START DATASET EXCERPTS
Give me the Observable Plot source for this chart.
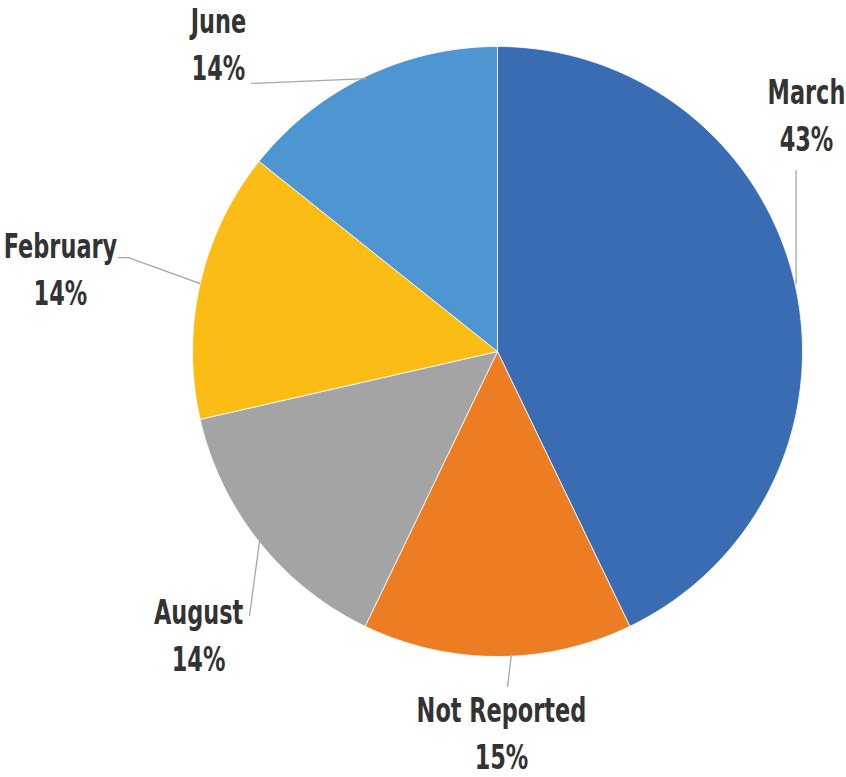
<!DOCTYPE html>
<html>
<head>
<meta charset="utf-8">
<script src="https://cdn.jsdelivr.net/npm/d3@7"></script>
<script src="https://cdn.jsdelivr.net/npm/@observablehq/plot@0.6"></script>
<style>
  html, body { margin: 0; padding: 0; background: #fff; }
  #chart svg { display: block; }
</style>
</head>
<body>
<div id="chart"></div>
<script>
// ---- data ----
const categories = ["March", "Not Reported", "August", "February", "June"];
const counts = [3, 1, 1, 1, 1];                       // slice sizes
const pctLabels = ["43%", "15%", "14%", "14%", "14%"]; // percentages as printed
const colors = ["#3a6cb4", "#ed7d22", "#a4a4a4", "#fbbd15", "#4e96d1"];

// ---- label layout (in pie-radius units, centre = 0,0) ----
const labelX = [1.013, 0.013, -0.980, -1.433, -0.915];
const labelY = [0.813, -1.216, -0.892, 0.308, 1.043];
const leaderPts = [
  [[0.979, 0.593], [0.979, 0.223]],
  [[0.033, -1.098], [0.046, -0.990]],
  [[-0.813, -0.866], [-0.780, -0.620]],
  [[-1.243, 0.308], [-1.210, 0.308], [-0.977, 0.223]],
  [[-0.807, 0.879], [-0.430, 0.895]]
];

// ---- geometry ----
const W = 846, H = 777, R = 305, CX = 497, CY = 351;
const pie = d3.pie().sort(null).value(d => d)(counts);
const slicePts = [];
pie.forEach((p, i) => {
  slicePts.push({cat: categories[i], x: 0, y: 0});
  const n = Math.max(2, Math.ceil((p.endAngle - p.startAngle) / (Math.PI / 360)));
  for (let k = 0; k <= n; k++) {
    const a = p.startAngle + (p.endAngle - p.startAngle) * k / n;
    slicePts.push({cat: categories[i], x: Math.sin(a), y: Math.cos(a)});
  }
  slicePts.push({cat: categories[i], x: 0, y: 0});
});

const labels = categories.map((c, i) => ({
  name: c,
  pct: pctLabels[i],
  x: labelX[i],
  y: labelY[i]
}));
const gap = 47 / R;

const leaders = [];
leaderPts.forEach((pts, i) => pts.forEach(([x, y]) => leaders.push({cat: categories[i], x, y})));

const font = "'DejaVu Sans', sans-serif";
const squeeze = 0.68;

const chart = Plot.plot({
  width: W,
  height: H,
  margin: 0,
  x: {domain: [-CX / R, (W - CX) / R], axis: null},
  y: {domain: [-(H - CY) / R, CY / R], axis: null},
  color: {domain: categories, range: colors},
  style: {fontFamily: font, background: "white"},
  marks: [
    Plot.line(slicePts, {x: "x", y: "y", z: "cat", fill: "cat", stroke: "white", strokeWidth: 0.8, curve: "linear"}),
    Plot.line(leaders, {x: "x", y: "y", z: "cat", stroke: "#a6a6a6", strokeWidth: 1.3}),
    Plot.text(labels, {x: "x", y: "y", text: "name", lineAnchor: "bottom", fontSize: 33, fontWeight: "bold", fill: "#333333", fontFamily: font}),
    Plot.text(labels, {x: "x", y: d => d.y - gap, text: "pct", lineAnchor: "bottom", fontSize: 33, fontWeight: "bold", fill: "#333333", fontFamily: font})
  ]
});

// horizontally condense label glyphs (the original uses a condensed typeface)
d3.select(chart).selectAll("g[aria-label='text'] text").each(function () {
  const t = this.getAttribute("transform");
  if (t) {
    this.setAttribute("transform", t + ` scale(${squeeze},1)`);
  } else {
    const x = +this.getAttribute("x") || 0, y = +this.getAttribute("y") || 0;
    this.removeAttribute("x"); this.removeAttribute("y");
    this.setAttribute("transform", `translate(${x},${y}) scale(${squeeze},1)`);
  }
});
document.getElementById("chart").appendChild(chart);
</script>
</body>
</html>
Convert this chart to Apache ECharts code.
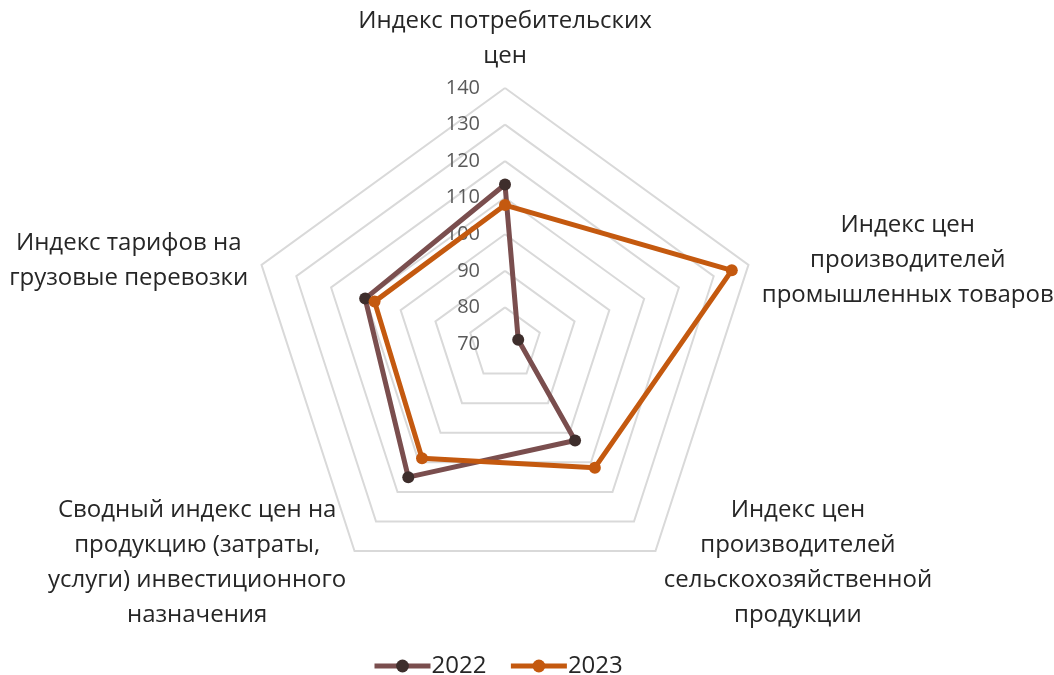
END DATASET EXCERPTS
■ GIVEN EXERCISE: Pictures don't belong in the copy. Restate all the entries exactly.

■ THE RESPONSE:
Give me the Observable Plot source for this chart.
<!DOCTYPE html>
<html>
<head>
<meta charset="utf-8">
<script src="https://cdn.jsdelivr.net/npm/d3@7"></script>
<script src="https://cdn.jsdelivr.net/npm/@observablehq/plot@0.6"></script>
<style>
  html, body { margin: 0; padding: 0; background: #fff; }
  #chart svg { display: block; }
</style>
</head>
<body>
<div id="chart"></div>
<script>
// ---- data ----
const categories = ["March", "Not Reported", "August", "February", "June"];
const counts = [3, 1, 1, 1, 1];                       // slice sizes
const pctLabels = ["43%", "15%", "14%", "14%", "14%"]; // percentages as printed
const colors = ["#3a6cb4", "#ed7d22", "#a4a4a4", "#fbbd15", "#4e96d1"];

// ---- label layout (in pie-radius units, centre = 0,0) ----
const labelX = [1.013, 0.013, -0.980, -1.433, -0.915];
const labelY = [0.813, -1.216, -0.892, 0.308, 1.043];
const leaderPts = [
  [[0.979, 0.593], [0.979, 0.223]],
  [[0.033, -1.098], [0.046, -0.990]],
  [[-0.813, -0.866], [-0.780, -0.620]],
  [[-1.243, 0.308], [-1.210, 0.308], [-0.977, 0.223]],
  [[-0.807, 0.879], [-0.430, 0.895]]
];

// ---- geometry ----
const W = 846, H = 777, R = 305, CX = 497, CY = 351;
const pie = d3.pie().sort(null).value(d => d)(counts);
const slicePts = [];
pie.forEach((p, i) => {
  slicePts.push({cat: categories[i], x: 0, y: 0});
  const n = Math.max(2, Math.ceil((p.endAngle - p.startAngle) / (Math.PI / 360)));
  for (let k = 0; k <= n; k++) {
    const a = p.startAngle + (p.endAngle - p.startAngle) * k / n;
    slicePts.push({cat: categories[i], x: Math.sin(a), y: Math.cos(a)});
  }
  slicePts.push({cat: categories[i], x: 0, y: 0});
});

const labels = categories.map((c, i) => ({
  name: c,
  pct: pctLabels[i],
  x: labelX[i],
  y: labelY[i]
}));
const gap = 47 / R;

const leaders = [];
leaderPts.forEach((pts, i) => pts.forEach(([x, y]) => leaders.push({cat: categories[i], x, y})));

const font = "'DejaVu Sans', sans-serif";
const squeeze = 0.68;

const chart = Plot.plot({
  width: W,
  height: H,
  margin: 0,
  x: {domain: [-CX / R, (W - CX) / R], axis: null},
  y: {domain: [-(H - CY) / R, CY / R], axis: null},
  color: {domain: categories, range: colors},
  style: {fontFamily: font, background: "white"},
  marks: [
    Plot.line(slicePts, {x: "x", y: "y", z: "cat", fill: "cat", stroke: "white", strokeWidth: 0.8, curve: "linear"}),
    Plot.line(leaders, {x: "x", y: "y", z: "cat", stroke: "#a6a6a6", strokeWidth: 1.3}),
    Plot.text(labels, {x: "x", y: "y", text: "name", lineAnchor: "bottom", fontSize: 33, fontWeight: "bold", fill: "#333333", fontFamily: font}),
    Plot.text(labels, {x: "x", y: d => d.y - gap, text: "pct", lineAnchor: "bottom", fontSize: 33, fontWeight: "bold", fill: "#333333", fontFamily: font})
  ]
});

// horizontally condense label glyphs (the original uses a condensed typeface)
d3.select(chart).selectAll("g[aria-label='text'] text").each(function () {
  const t = this.getAttribute("transform");
  if (t) {
    this.setAttribute("transform", t + ` scale(${squeeze},1)`);
  } else {
    const x = +this.getAttribute("x") || 0, y = +this.getAttribute("y") || 0;
    this.removeAttribute("x"); this.removeAttribute("y");
    this.setAttribute("transform", `translate(${x},${y}) scale(${squeeze},1)`);
  }
});
document.getElementById("chart").appendChild(chart);
</script>
</body>
</html>
Convert this chart to Apache ECharts code.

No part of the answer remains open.